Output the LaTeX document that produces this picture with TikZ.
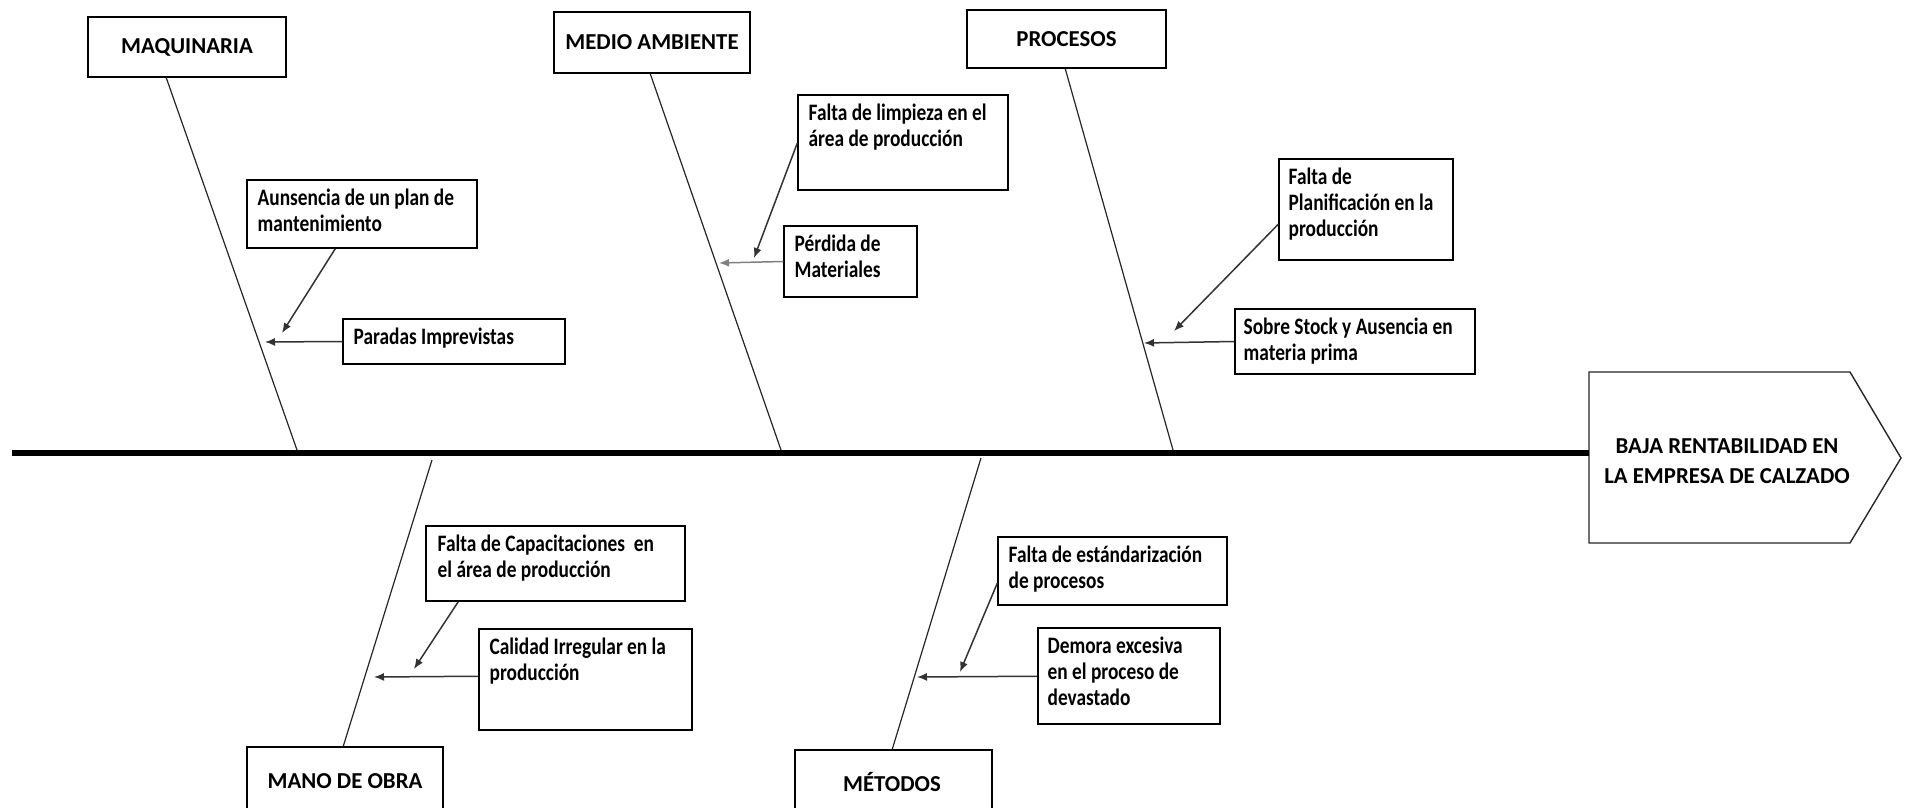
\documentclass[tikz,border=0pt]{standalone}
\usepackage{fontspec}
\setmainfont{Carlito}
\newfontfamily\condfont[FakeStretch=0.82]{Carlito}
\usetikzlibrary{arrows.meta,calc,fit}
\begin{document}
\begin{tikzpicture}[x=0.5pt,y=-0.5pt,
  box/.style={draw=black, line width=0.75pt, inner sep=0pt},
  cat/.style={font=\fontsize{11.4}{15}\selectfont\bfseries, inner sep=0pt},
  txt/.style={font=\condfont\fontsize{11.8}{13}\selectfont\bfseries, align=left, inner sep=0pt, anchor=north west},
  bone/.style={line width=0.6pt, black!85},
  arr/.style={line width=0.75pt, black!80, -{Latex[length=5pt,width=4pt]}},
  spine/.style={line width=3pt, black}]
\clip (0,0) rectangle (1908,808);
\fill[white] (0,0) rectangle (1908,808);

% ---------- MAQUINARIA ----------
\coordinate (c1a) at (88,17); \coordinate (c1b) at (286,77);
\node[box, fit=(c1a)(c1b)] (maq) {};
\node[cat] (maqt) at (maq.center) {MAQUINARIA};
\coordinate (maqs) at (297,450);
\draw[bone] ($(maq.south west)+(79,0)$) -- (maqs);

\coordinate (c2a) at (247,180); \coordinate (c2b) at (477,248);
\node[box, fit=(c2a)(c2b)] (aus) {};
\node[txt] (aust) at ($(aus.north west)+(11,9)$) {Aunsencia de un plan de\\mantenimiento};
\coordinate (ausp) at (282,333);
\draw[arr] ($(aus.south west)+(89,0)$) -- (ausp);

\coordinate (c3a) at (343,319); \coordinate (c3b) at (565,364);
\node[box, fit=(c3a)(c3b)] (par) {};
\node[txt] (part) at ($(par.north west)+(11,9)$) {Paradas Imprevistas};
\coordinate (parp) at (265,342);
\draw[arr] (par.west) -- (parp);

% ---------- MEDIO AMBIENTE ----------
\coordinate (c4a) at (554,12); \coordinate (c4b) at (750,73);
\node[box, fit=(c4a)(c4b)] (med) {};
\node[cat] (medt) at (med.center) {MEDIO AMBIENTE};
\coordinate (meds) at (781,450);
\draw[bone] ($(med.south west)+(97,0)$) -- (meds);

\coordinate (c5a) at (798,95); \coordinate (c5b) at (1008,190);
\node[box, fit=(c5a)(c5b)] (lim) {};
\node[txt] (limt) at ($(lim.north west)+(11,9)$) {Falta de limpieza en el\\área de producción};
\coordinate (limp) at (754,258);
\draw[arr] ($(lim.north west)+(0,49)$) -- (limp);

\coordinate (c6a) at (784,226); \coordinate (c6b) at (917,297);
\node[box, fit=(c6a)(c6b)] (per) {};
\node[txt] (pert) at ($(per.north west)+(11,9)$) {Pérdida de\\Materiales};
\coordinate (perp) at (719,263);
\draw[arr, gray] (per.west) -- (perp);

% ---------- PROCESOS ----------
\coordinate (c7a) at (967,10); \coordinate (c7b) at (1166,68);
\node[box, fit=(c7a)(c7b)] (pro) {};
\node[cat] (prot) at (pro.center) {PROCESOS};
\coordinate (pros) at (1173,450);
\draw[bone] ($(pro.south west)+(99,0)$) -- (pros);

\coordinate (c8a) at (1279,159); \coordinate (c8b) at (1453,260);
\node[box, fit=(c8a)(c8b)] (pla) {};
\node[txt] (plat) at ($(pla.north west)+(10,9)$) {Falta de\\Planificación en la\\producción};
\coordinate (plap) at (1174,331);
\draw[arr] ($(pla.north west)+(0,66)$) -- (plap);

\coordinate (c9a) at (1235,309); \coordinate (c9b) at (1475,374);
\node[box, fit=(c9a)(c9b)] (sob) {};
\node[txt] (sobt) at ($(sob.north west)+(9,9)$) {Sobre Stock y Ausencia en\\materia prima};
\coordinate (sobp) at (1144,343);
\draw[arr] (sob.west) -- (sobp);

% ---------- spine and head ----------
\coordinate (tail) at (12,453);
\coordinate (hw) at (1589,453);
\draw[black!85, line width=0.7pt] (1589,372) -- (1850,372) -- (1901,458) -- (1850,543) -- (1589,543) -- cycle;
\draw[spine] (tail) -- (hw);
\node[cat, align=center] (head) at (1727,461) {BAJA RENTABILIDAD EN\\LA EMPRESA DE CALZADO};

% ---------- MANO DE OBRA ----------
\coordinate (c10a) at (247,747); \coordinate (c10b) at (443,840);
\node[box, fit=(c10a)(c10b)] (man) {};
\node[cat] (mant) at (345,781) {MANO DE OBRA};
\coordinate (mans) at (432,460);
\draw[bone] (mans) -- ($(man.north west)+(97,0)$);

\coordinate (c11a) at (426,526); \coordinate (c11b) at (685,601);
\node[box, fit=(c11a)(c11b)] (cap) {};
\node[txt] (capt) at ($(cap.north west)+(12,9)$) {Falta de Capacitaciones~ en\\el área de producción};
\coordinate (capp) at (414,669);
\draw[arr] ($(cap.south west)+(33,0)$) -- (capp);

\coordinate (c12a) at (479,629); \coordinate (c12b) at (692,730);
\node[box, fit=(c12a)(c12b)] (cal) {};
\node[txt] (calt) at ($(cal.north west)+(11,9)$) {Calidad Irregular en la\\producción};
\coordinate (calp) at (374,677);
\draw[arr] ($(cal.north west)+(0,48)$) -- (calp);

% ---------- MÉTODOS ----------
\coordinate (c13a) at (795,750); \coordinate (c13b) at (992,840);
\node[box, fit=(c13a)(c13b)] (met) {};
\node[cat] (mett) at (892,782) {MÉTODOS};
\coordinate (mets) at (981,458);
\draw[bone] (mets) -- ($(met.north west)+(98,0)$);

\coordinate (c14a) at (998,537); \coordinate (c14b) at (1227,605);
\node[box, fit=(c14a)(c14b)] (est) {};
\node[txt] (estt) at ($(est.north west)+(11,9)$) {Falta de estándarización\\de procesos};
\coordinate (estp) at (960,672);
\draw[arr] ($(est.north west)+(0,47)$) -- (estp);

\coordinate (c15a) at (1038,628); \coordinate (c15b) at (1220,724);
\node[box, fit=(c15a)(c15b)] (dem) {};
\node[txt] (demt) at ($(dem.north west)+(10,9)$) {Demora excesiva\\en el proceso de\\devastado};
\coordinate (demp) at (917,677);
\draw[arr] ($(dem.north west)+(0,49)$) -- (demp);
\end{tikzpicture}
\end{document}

AIM>
Pictures excluded, repeat exactly the lines from the top of the material through the line with "(par.west) -- (parp);", including both of those lines.

FULL SOLUTION>
Output the LaTeX document that produces this picture with TikZ.
\documentclass[tikz,border=0pt]{standalone}
\usepackage{fontspec}
\setmainfont{Carlito}
\newfontfamily\condfont[FakeStretch=0.82]{Carlito}
\usetikzlibrary{arrows.meta,calc,fit}
\begin{document}
\begin{tikzpicture}[x=0.5pt,y=-0.5pt,
  box/.style={draw=black, line width=0.75pt, inner sep=0pt},
  cat/.style={font=\fontsize{11.4}{15}\selectfont\bfseries, inner sep=0pt},
  txt/.style={font=\condfont\fontsize{11.8}{13}\selectfont\bfseries, align=left, inner sep=0pt, anchor=north west},
  bone/.style={line width=0.6pt, black!85},
  arr/.style={line width=0.75pt, black!80, -{Latex[length=5pt,width=4pt]}},
  spine/.style={line width=3pt, black}]
\clip (0,0) rectangle (1908,808);
\fill[white] (0,0) rectangle (1908,808);

% ---------- MAQUINARIA ----------
\coordinate (c1a) at (88,17); \coordinate (c1b) at (286,77);
\node[box, fit=(c1a)(c1b)] (maq) {};
\node[cat] (maqt) at (maq.center) {MAQUINARIA};
\coordinate (maqs) at (297,450);
\draw[bone] ($(maq.south west)+(79,0)$) -- (maqs);

\coordinate (c2a) at (247,180); \coordinate (c2b) at (477,248);
\node[box, fit=(c2a)(c2b)] (aus) {};
\node[txt] (aust) at ($(aus.north west)+(11,9)$) {Aunsencia de un plan de\\mantenimiento};
\coordinate (ausp) at (282,333);
\draw[arr] ($(aus.south west)+(89,0)$) -- (ausp);

\coordinate (c3a) at (343,319); \coordinate (c3b) at (565,364);
\node[box, fit=(c3a)(c3b)] (par) {};
\node[txt] (part) at ($(par.north west)+(11,9)$) {Paradas Imprevistas};
\coordinate (parp) at (265,342);
\draw[arr] (par.west) -- (parp);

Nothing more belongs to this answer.